THERE WAS A TIME WHEN COOKING OVER A FIRE was the only kind of cooking Judy Wicks would do. “I thought indoor cooking was for sissies—the type who got an A in home ec,” she says.

She learned primal food preparation from her mother, Betty, who pulled off meals for 13 during the Canadian backcountry camping trips of Wicks’s youth. “She told me I’d have to learn to cook indoors when I had a family,” Wicks says.

Avoiding time in the kitchen was part of her motivation for getting into the restaurant business.

In 1983, when her kids were 2 and 4 years old, Wicks opened the White Dog Cafe in Philadelphia. Motivated by flavor and freshness, Wicks and her first head chef, Aliza Green, began sourcing from local farms. Over the years, the restaurant became known for engaging community events, sustainable practices, and helping to build Philly’s local food movement. Instead of turning the farm-to-table concept into a market niche, Wicks shared her network of area growers with her competitors and began her life’s work of building local economies centered on reciprocity.

It’s a battle she’s been fighting ever since, increasingly so since selling the White Dog to new owners in 2009. Organizations founded by Wicks include Fair Food; the Sustainable Business Network of Greater Philadelphia; and her current project, All Together Now Pennsylvania (ATN), focused on uniting urban and rural communities to build self-reliant regional economies. “The challenge of climate change can best be addressed by creating a localized, carbon-reduced economy,” Wicks says.

Wicks, now 75, laughs at the idea of retirement; we’re facing too many pressing problems.
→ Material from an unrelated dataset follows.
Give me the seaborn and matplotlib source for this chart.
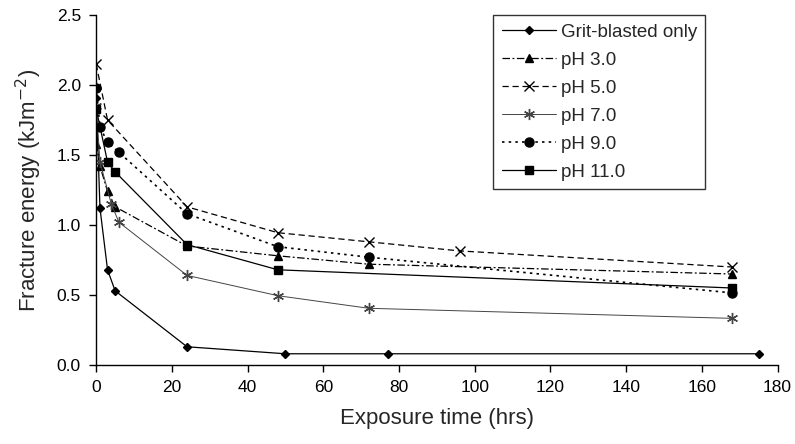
import numpy as np
import pandas as pd
import matplotlib
matplotlib.use('Agg')
import matplotlib.pyplot as plt
import seaborn as sns

sns.set_style('ticks')
plt.rcParams['font.family'] = ['Liberation Sans', 'DejaVu Sans']

# ---------------------------------------------------------
# Data
# ---------------------------------------------------------
grit_t = [0, 1, 3, 5, 24, 50, 77, 175]
grit_e = [1.91, 1.12, 0.68, 0.53, 0.13, 0.08, 0.08, 0.08]

ph3_t = [0, 1, 3, 5, 24, 48, 72, 168]
ph3_e = [1.58, 1.42, 1.24, 1.13, 0.85, 0.78, 0.72, 0.65]

ph5_t = [0, 3, 24, 48, 72, 96, 168]
ph5_e = [2.15, 1.75, 1.13, 0.945, 0.88, 0.815, 0.70]

ph7_t = [0, 1, 4, 6, 24, 48, 72, 168]
ph7_e = [1.85, 1.45, 1.15, 1.02, 0.64, 0.495, 0.405, 0.333]

ph9_t = [0, 1, 3, 6, 24, 48, 72, 168]
ph9_e = [1.98, 1.70, 1.59, 1.52, 1.08, 0.845, 0.77, 0.515]

ph11_t = [0, 3, 5, 24, 48, 168]
ph11_e = [1.83, 1.45, 1.38, 0.86, 0.68, 0.55]

LABELS = ['Grit-blasted only', 'pH 3.0', 'pH 5.0', 'pH 7.0', 'pH 9.0', 'pH 11.0']
TIMES = [grit_t, ph3_t, ph5_t, ph7_t, ph9_t, ph11_t]
ENERGY = [grit_e, ph3_e, ph5_e, ph7_e, ph9_e, ph11_e]

STYLES = {
    'Grit-blasted only': dict(ls='-', marker='D', ms=4.5, color='black', lw=0.9),
    'pH 3.0': dict(ls=(0, (6, 2, 1.5, 2)), marker='^', ms=5.5, color='black', lw=0.9),
    'pH 5.0': dict(ls=(0, (5, 3)), marker='x', ms=7, color='black', lw=0.9),
    'pH 7.0': dict(ls='-', marker=(6, 2, 0), ms=8, color='#444444', lw=0.7),
    'pH 9.0': dict(ls=(0, (1.5, 2.5)), marker='o', ms=6.5, color='black', lw=1.2),
    'pH 11.0': dict(ls='-', marker='s', ms=5.5, color='black', lw=0.9),
}

df = pd.concat(
    [pd.DataFrame({'time': t, 'energy': e, 'series': lab})
     for lab, t, e in zip(LABELS, TIMES, ENERGY)],
    ignore_index=True,
)

fig, ax = plt.subplots(figsize=(7.95, 4.44), dpi=100)
fig.subplots_adjust(left=0.121, right=0.978, top=0.966, bottom=0.178)

for lab in LABELS:
    st = STYLES[lab]
    sub = df[df['series'] == lab]
    sns.lineplot(data=sub, x='time', y='energy', ax=ax, label=lab,
                 color=st['color'], linestyle=st['ls'], linewidth=st['lw'],
                 marker=st['marker'], markersize=st['ms'],
                 markeredgecolor=st['color'], markerfacecolor=st['color'],
                 markeredgewidth=1.0, sort=False)

ax.set_xlim(0, 180)
ax.set_ylim(0, 2.5)
ax.set_xticks(np.arange(0, 181, 20))
ax.set_yticks(np.arange(0, 2.51, 0.5))
ax.yaxis.set_major_formatter(matplotlib.ticker.FormatStrFormatter('%.1f'))
ax.tick_params(labelsize=12.5, length=5, width=1, colors='black', pad=6)
ax.set_xlabel('Exposure time (hrs)', fontsize=16, labelpad=9)
ax.set_ylabel('Fracture energy (kJm$^{-2}$)', fontsize=16, labelpad=9)
sns.despine(ax=ax)
for sp in ['left', 'bottom']:
    ax.spines[sp].set_color('black')
    ax.spines[sp].set_linewidth(1.0)

leg = ax.legend(loc='upper right', bbox_to_anchor=(0.894, 1.0), fontsize=13.5,
                frameon=True, fancybox=False, edgecolor='black',
                handlelength=2.9, handletextpad=0.25, labelspacing=0.58,
                borderpad=0.45, borderaxespad=0.0)
leg.get_frame().set_linewidth(1.0)

fig.savefig('out.png', dpi=100)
She does manage to spend more time at her cabin in the Poconos— the “Wicky Wacky Woods,” as she calls it—cooking at her firepit on late summer nights. For her mom’s beef kabob recipe, published in the White Dog Cafe Cookbook by Judy Wicks and Kevin Von Klause (Running Press, 1998), Wicks recommends using beef from Primal Supply Meats—always local and pasture-raised.